= Menestratus (Thespiae) =

Hero from Thespiae in Greek mythology

In Greek mythology, Menestratus (/ˌmɛnɪˈstrætəs/; Μενέστρατος) is a Thespian man who dies trying to slay a dragon in an attempt to save his lover from the monster. His story is recounted in Description of Greece, a second-century work by Greek traveller and geographer Pausanias.

== Mythology ==
Menestratus lived in Thespiae, where he met and became lovers with a man named Cleostratus. Soon, a great dragon started ravaging their city, and the citizens looked to Zeus for help. The god commanded them to sacrifice a teenage boy each year to the monster, which they did for an undisclosed number of years. When the lot fell to Cleostratus, Menestratus devised a trick in order to save his lover from such fate. He made a bronze breastplate with a fish-hook on each plate, point turned upwards.
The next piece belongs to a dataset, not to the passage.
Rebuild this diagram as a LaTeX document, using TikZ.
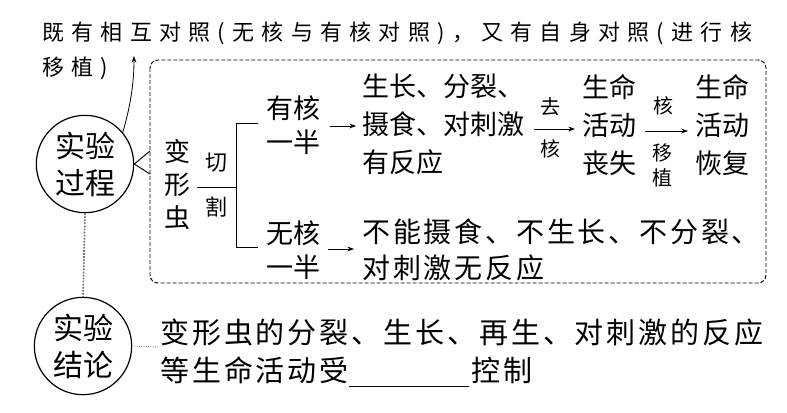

Clad in the breastplate he willingly offered himself to the dragon, convinced it would kill it. The dragon devoured him, and like Menestratus had predicted, it died indeed, though at the cost of Menestratus' own life. Afterwards, the Thespians erected a bronze cult statue to honour Zeus the Saviour.

== Culture ==
The story bears a lot of similarities to the myth of Alcyoneus and Eurybarus. In both cases a horrifying beast terrorises a place, and a man chooses to confront it in the stead of their love interests, who are the intended sacrificial victims. Unlike Eurybarus however, Menestratus does not survive the ordeal. The lovers being of the same sex is noted to be a rare variant among the many versions of the dragon-slaying fairytale trope.